-------- Dataset extract --------
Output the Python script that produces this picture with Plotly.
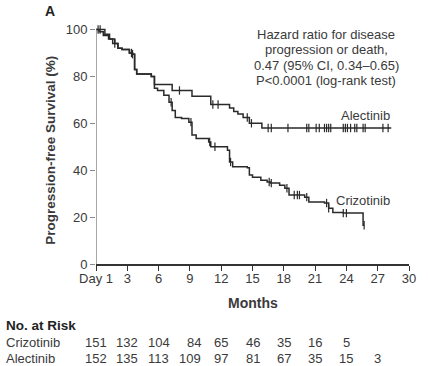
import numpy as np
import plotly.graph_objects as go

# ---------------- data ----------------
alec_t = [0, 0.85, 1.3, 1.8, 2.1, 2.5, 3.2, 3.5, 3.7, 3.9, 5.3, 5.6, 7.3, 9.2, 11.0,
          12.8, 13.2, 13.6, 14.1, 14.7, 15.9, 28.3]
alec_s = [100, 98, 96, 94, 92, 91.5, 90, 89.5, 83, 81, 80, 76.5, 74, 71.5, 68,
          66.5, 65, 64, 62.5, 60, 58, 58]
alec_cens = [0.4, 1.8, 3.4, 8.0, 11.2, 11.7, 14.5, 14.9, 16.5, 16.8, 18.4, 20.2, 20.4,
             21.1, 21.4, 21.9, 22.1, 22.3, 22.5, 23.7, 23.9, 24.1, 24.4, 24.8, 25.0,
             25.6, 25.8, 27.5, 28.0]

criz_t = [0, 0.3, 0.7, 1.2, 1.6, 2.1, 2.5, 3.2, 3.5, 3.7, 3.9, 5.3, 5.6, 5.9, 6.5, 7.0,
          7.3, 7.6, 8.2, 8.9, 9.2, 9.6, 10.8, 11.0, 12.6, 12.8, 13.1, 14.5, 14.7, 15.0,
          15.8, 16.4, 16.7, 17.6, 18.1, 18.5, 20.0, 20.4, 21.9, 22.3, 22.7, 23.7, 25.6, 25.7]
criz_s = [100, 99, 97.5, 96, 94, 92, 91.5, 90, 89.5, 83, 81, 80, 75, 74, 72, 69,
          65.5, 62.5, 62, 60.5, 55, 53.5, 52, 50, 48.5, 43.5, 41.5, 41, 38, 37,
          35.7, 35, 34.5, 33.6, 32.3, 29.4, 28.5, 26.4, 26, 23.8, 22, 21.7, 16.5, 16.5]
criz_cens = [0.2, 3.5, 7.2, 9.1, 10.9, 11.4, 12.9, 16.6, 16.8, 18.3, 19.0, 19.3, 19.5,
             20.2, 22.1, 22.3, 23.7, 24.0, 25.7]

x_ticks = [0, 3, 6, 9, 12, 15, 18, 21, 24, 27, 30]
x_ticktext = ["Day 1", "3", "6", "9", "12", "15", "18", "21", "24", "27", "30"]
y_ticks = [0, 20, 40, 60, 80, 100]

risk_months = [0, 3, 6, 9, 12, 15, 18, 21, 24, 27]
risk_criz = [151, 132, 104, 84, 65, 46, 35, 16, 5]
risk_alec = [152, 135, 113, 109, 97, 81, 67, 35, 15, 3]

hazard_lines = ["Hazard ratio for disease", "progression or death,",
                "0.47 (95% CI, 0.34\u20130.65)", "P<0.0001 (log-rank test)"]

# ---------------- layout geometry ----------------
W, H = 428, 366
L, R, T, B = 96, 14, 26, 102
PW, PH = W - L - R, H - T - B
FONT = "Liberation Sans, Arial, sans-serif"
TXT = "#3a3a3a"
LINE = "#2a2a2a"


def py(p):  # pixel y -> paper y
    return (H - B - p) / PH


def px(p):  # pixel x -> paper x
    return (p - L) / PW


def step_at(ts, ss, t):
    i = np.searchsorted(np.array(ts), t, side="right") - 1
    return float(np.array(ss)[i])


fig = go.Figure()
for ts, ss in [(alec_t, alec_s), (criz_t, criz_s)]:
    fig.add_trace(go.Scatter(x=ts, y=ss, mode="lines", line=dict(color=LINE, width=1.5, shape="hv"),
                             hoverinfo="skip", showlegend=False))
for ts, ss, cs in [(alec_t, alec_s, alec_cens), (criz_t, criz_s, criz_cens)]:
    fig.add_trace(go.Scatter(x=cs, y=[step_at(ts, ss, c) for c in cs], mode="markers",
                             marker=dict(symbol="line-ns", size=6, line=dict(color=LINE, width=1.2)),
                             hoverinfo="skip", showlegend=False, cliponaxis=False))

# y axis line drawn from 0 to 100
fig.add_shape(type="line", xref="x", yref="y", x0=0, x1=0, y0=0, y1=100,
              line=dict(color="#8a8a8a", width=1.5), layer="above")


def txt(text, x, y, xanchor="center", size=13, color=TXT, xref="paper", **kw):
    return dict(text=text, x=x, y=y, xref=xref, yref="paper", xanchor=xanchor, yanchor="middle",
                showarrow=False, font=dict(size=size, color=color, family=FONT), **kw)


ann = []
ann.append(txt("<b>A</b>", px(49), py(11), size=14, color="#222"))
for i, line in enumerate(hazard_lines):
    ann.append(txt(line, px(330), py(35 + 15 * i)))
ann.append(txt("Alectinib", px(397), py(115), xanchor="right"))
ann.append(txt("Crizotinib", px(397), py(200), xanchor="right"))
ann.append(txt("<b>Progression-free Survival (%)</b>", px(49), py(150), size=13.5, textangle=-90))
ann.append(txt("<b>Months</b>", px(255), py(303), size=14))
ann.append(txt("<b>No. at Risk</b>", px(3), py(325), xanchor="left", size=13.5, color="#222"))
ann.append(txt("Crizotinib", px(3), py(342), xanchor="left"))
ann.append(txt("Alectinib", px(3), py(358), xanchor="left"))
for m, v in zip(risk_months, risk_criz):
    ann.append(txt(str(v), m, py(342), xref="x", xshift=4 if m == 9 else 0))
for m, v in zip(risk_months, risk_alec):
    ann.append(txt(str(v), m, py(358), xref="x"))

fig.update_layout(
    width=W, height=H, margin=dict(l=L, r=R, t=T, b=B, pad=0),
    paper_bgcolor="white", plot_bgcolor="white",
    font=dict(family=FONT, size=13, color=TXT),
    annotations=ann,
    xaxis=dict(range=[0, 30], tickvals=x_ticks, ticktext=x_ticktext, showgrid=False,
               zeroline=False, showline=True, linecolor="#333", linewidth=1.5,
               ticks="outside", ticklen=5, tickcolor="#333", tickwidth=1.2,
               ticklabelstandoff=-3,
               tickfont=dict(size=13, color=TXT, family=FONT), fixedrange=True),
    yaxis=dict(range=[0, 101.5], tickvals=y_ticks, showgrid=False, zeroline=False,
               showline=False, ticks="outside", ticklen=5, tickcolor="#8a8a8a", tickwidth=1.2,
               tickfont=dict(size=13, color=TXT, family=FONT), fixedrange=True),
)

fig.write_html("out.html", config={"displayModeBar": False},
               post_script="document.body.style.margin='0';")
--------
[What the exercise asks]: Would you reproduce the lines above, from the very first through the line containing "import plotly.graph_objects as go", exactly and without the pictures?

[Finished answer]:
Output the Python script that produces this picture with Plotly.
import numpy as np
import plotly.graph_objects as go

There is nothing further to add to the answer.